OH the staring...... I simply stared back, gave her the creeps..... they stare straight at us, we pick it up, but they hate the staring back, I focused on her ear, seems like I stare straight into her eyes (or her forehead) but it's a dead look, bitch look....

Aergia would complain to SO about it, I give her nasty looks and to proof him right, she would stare at me, SO would catch her and ask her way are you starring at Agra ? SOmetimes he would not see her only me staring at her, then he asks me why are you staring at her, I would smile and say, I'm waiting for her question, if some one stares at you it's to get your attention to ask something, I'm waiting and I'm looking back at her to show her I am listening... her staring lasted about 5 months... stupid girl..

Simpleton21's picture

Good idea on focusing somewhere other than her eyes. I feel like I can just see her hatred of me in them and that is what makes it so uncomfortable. I don't care that she doesn't like me. I just want the staring to stop! SO doesn't get that she really doesn't like me. He doesn't see her passive aggressive BS and he buys her little nicey, nicey, fake act! When I stare back I do it with a straight dead face. I already have big eyes but I open them even wider! If she is going to be creepy I'm going to do it right back! LOL

I think the SD in my case is learned a lot from BM so she won't complain, she is trying to trap me and play innocent, trying to get me to snap and say something and then be little SD the victim! I like your response to your SO though. If SD tries to call me out on it I know how I'll respond! I wish that SO would see her doing it ...but that is doubtful as he seems oblivious to ALL of her annoying traits.

bananaseedo's picture

Templeton, don't be so sure he's totally oblivious to what she's doing. It's more the likely he DOES notice but is too lazy/guilty daddy to care to correct her, discipline, etc.

Simpleton21's picture

I think you are 100% correct on that because the more I make it known that I will no longer tolerate xyz or that something she is doing is SUPER annoying he has agreed on some of it. For instance, she constantly uses our youngest son (3) as another source of garnering attention for herself by telling him what to do and saying "SM, BS wants you to see this or BS say this". Using him like a trained monkey b/c he is cute and little and therefore draws attention to her as well. SO has been on her about this told me he can't stand it either! Maybe he is just oblivious to the fact that it is ANNOYING EVERYONE. Personally, if I could tell my son was annoying everyone and acting the way SD does I would have addressed it years ago! I think he doesn't want to hurt her fee fees and piss off BM. I just don't care if I do either of those things as they don't care how their crap affects me!

bananaseedo's picture

" I think he doesn't want to hurt her fee fees and piss off BM" Ahhhh, the crux of every dysfunctional stephome lol.

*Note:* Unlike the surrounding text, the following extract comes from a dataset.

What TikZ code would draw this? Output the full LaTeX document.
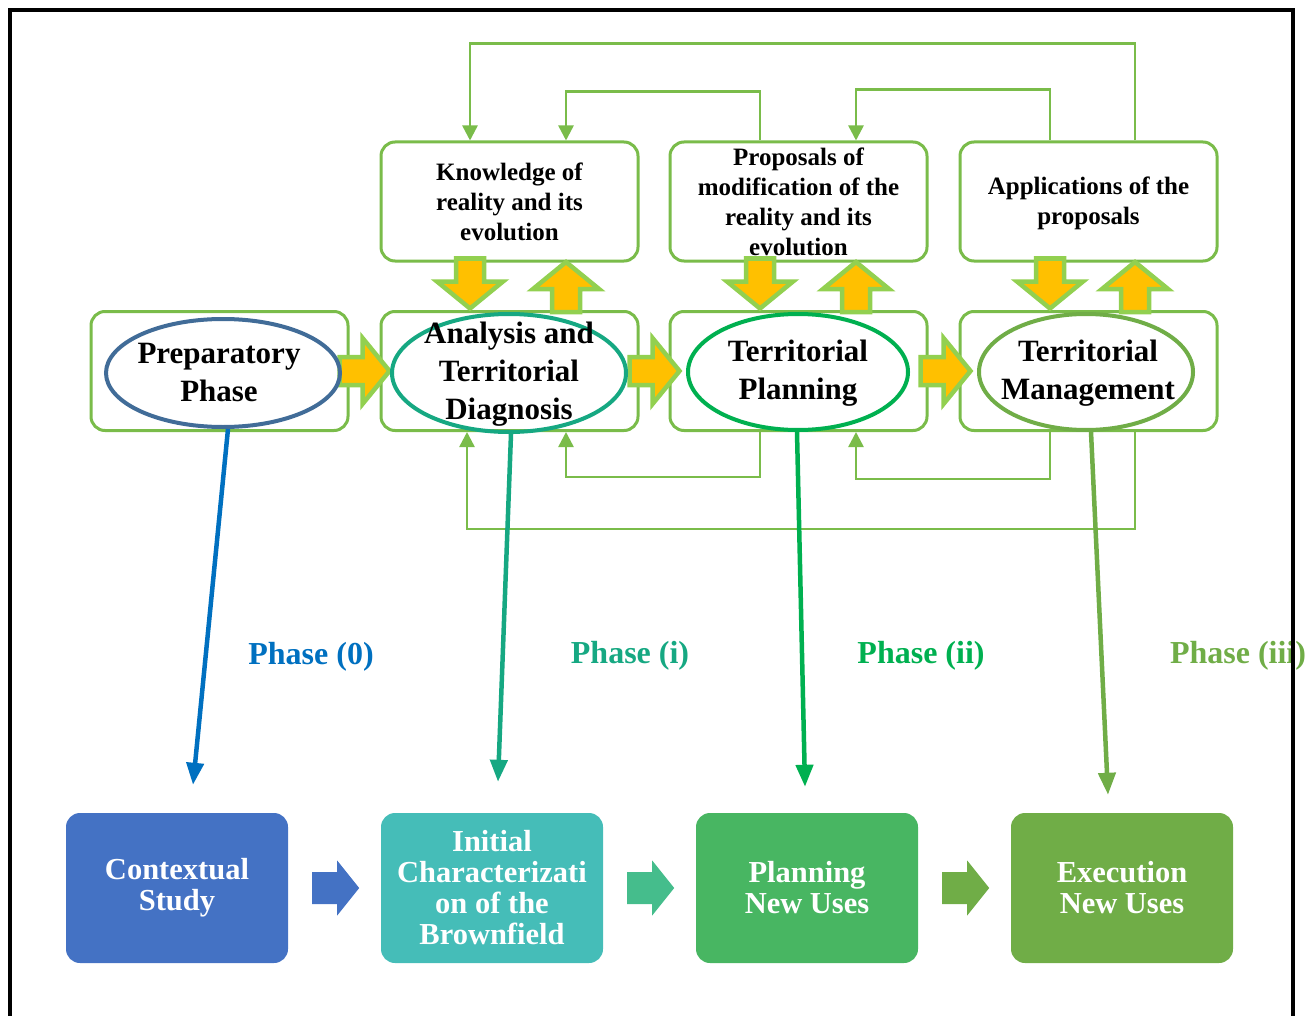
\documentclass[tikz,border=0pt]{standalone}
\usepackage{fontspec}
\setmainfont{Liberation Serif}
\usetikzlibrary{shapes.geometric,arrows.meta}

\definecolor{boxgreen}{RGB}{122,188,74}
\definecolor{fatgreen}{RGB}{146,208,80}
\definecolor{fatorange}{RGB}{255,192,0}
\definecolor{ringblue}{RGB}{65,108,152}
\definecolor{ringteal}{RGB}{22,168,130}
\definecolor{ringgreen}{RGB}{0,176,80}
\definecolor{ringolive}{RGB}{112,173,71}
\definecolor{phaseblue}{RGB}{0,112,192}
\definecolor{tileblue}{RGB}{68,114,196}
\definecolor{tileteal}{RGB}{69,189,184}
\definecolor{tilegreen}{RGB}{72,182,98}
\definecolor{tileolive}{RGB}{112,173,71}
\definecolor{arrowmint}{RGB}{69,189,140}

\newcommand{\stagefont}{\bfseries\fontsize{31}{38}\selectfont}
\newcommand{\notefont}{\bfseries\fontsize{25}{30}\selectfont}
\newcommand{\tilefont}{\bfseries\fontsize{30.5}{31}\selectfont}
\newcommand{\phasefont}{\bfseries\fontsize{32}{34}\selectfont}

\tikzset{
  stage/.style={draw=boxgreen, line width=3pt, rounded corners=14pt, fill=white,
    minimum width=257pt, minimum height=119pt},
  ring/.style={ellipse, draw=#1, line width=4pt, inner sep=0pt},
  stagetext/.style={align=center, font=\stagefont, inner sep=0pt},
  notetext/.style={align=center, font=\notefont, inner sep=0pt},
  tile/.style={fill=#1, rounded corners=14pt, minimum width=222pt, minimum height=150pt,
    text=white, align=center, font=\tilefont, inner sep=0pt},
  loop/.style={draw=boxgreen, line width=2.5pt, -{Triangle[width=15pt,length=15pt]}},
  phasearrow/.style={draw=#1, line width=4.5pt, -{Triangle[width=17pt,length=22pt]}},
  phaselabel/.style={text=#1, font=\phasefont, inner sep=0pt},
  fatarrow/.pic={
    \draw[draw=fatgreen, fill=fatorange, line width=4.5pt, line join=miter]
      (0,-14) -- (23,-14) -- (23,-33) -- (50,0) -- (23,33) -- (23,14) -- (0,14) -- cycle;
  },
  flatarrow/.pic={
    \fill[pic actions] (0,-16) -- (25,-16) -- (25,-27.5) -- (47,0) -- (25,27.5) -- (25,16) -- (0,16) -- cycle;
  }
}

\begin{document}
\begin{tikzpicture}[x=1pt, y=-1pt]
\useasboundingbox (0,0) rectangle (1316,1016);

\node[stage] (know) at (509.5,201.5) {};
\node[stage] (props) at (798.5,201.5) {};
\node[stage] (apps) at (1088.5,201.5) {};
\node[stage] (prep) at (219.5,371) {};
\node[stage] (anly) at (509.5,371) {};
\node[stage] (plan) at (798.5,371) {};
\node[stage] (mgmt) at (1088.5,371) {};

\node[notetext] (knowT) at (509.5,202) {Knowledge of\\reality and its\\evolution};
\node[notetext] (propsT) at (798.5,202) {Proposals of\\modification of the\\reality and its\\evolution};
\node[notetext] (appsT) at (1088.5,203) {Applications of the\\proposals};

\draw[loop] ([xshift=46.5pt]apps.north) -- ++(0,-97) -| ([xshift=-39.5pt]know.north);
\draw[loop] ([xshift=-38.5pt]props.north) -- ++(0,-49) -| ([xshift=56.5pt]know.north);
\draw[loop] ([xshift=-38.5pt]apps.north) -- ++(0,-51) -| ([xshift=57.5pt]props.north);
\draw[loop] ([xshift=-38.5pt]plan.south) -- ++(0,45) -| ([xshift=56.5pt]anly.south);
\draw[loop] ([xshift=-38.5pt]mgmt.south) -- ++(0,47) -| ([xshift=57.5pt]plan.south);
\draw[loop] ([xshift=46.5pt]mgmt.south) -- ++(0,97) -| ([xshift=-42.5pt]anly.south);

\pic at ([xshift=-10pt]prep.east) {fatarrow};
\pic at ([xshift=-10pt]anly.east) {fatarrow};
\pic at ([xshift=-8pt]plan.east) {fatarrow};
\pic[rotate=-90] at ([xshift=-39.5pt,yshift=4pt]know.south) {fatarrow};
\pic[rotate=90] at ([xshift=56.5pt,yshift=-2pt]anly.north) {fatarrow};
\pic[rotate=-90] at ([xshift=-38.5pt,yshift=4pt]props.south) {fatarrow};
\pic[rotate=90] at ([xshift=57.5pt,yshift=-2pt]plan.north) {fatarrow};
\pic[rotate=-90] at ([xshift=-38.5pt,yshift=4pt]apps.south) {fatarrow};
\pic[rotate=90] at ([xshift=46.5pt,yshift=-2pt]mgmt.north) {fatarrow};

\node[ring=ringblue, minimum width=234pt, minimum height=108pt] (prepE) at (223,373) {};
\node[ring=ringteal, minimum width=234pt, minimum height=118pt] (anlyE) at (509,373) {};
\node[ring=ringgreen, minimum width=220pt, minimum height=116pt] (planE) at (798,372) {};
\node[ring=ringolive, minimum width=214pt, minimum height=116pt] (mgmtE) at (1086,372) {};

\node[stagetext] (prepT) at (219,373) {Preparatory\\Phase};
\node[stagetext] (anlyT) at (509,374) {Analysis and\\Territorial\\Diagnosis};
\node[stagetext] (planT) at (798,373) {Territorial\\Planning};
\node[stagetext] (mgmtT) at (1088,373) {Territorial\\Management};

\node[tile=tileblue] (ctx) at (177,888) {Contextual\\Study};
\node[tile=tileteal] (init) at (492,888) {Initial\\Characterizati\\on of the\\Brownfield};
\node[tile=tilegreen] (pnu) at (807,888) {Planning\\New Uses};
\node[tile=tileolive] (enu) at (1122,888) {Execution\\New Uses};

\pic[fill=tileblue] at ([xshift=24pt]ctx.east) {flatarrow};
\pic[fill=arrowmint] at ([xshift=24pt]init.east) {flatarrow};
\pic[fill=tileolive] at ([xshift=24pt]pnu.east) {flatarrow};

\draw[phasearrow=phaseblue] ([xshift=5pt]prepE.south) -- ([xshift=16pt,yshift=28pt]ctx.north);
\draw[phasearrow=ringteal] ([xshift=2pt]anlyE.south) -- ([xshift=6pt,yshift=31pt]init.north);
\draw[phasearrow=ringgreen] ([xshift=-1pt]planE.south) -- ([xshift=-2pt,yshift=26pt]pnu.north);
\draw[phasearrow=ringolive] ([xshift=5pt]mgmtE.south) -- ([xshift=-14pt,yshift=18pt]enu.north);

\node[phaselabel=phaseblue] (ph0) at (311,657) {Phase (0)};
\node[phaselabel=ringteal] (ph1) at (630,656) {Phase (i)};
\node[phaselabel=ringgreen] (ph2) at (921,656) {Phase (ii)};
\node[phaselabel=ringolive] (ph3) at (1238,656) {Phase (iii)};

\draw[line width=3.5pt] (10,1016) -- (10,10) -- (1293,10) -- (1293,1016);
\end{tikzpicture}
\end{document}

They MUCH RATHER piss you off and hurt YOUR feelings. The joys of 2nd wifedom Smile

Simpleton21's picture

Yep, and I am not okay with that. This was another part of my HUGE blow up just a week or two ago and he knows that he better start worrying more about my feelings than catering to his EX wife or he can go ahead and try to get back with her...lol...he was so pissed when I told him that because he can't stand the EX either. I don't care though. I even told him I have so much resentment over how HE has handled things that I no longer feel in love with him. I made MY FEELINGS very clear. I WILL NOT follow throw with marrying him until I actually feel like a priority to him.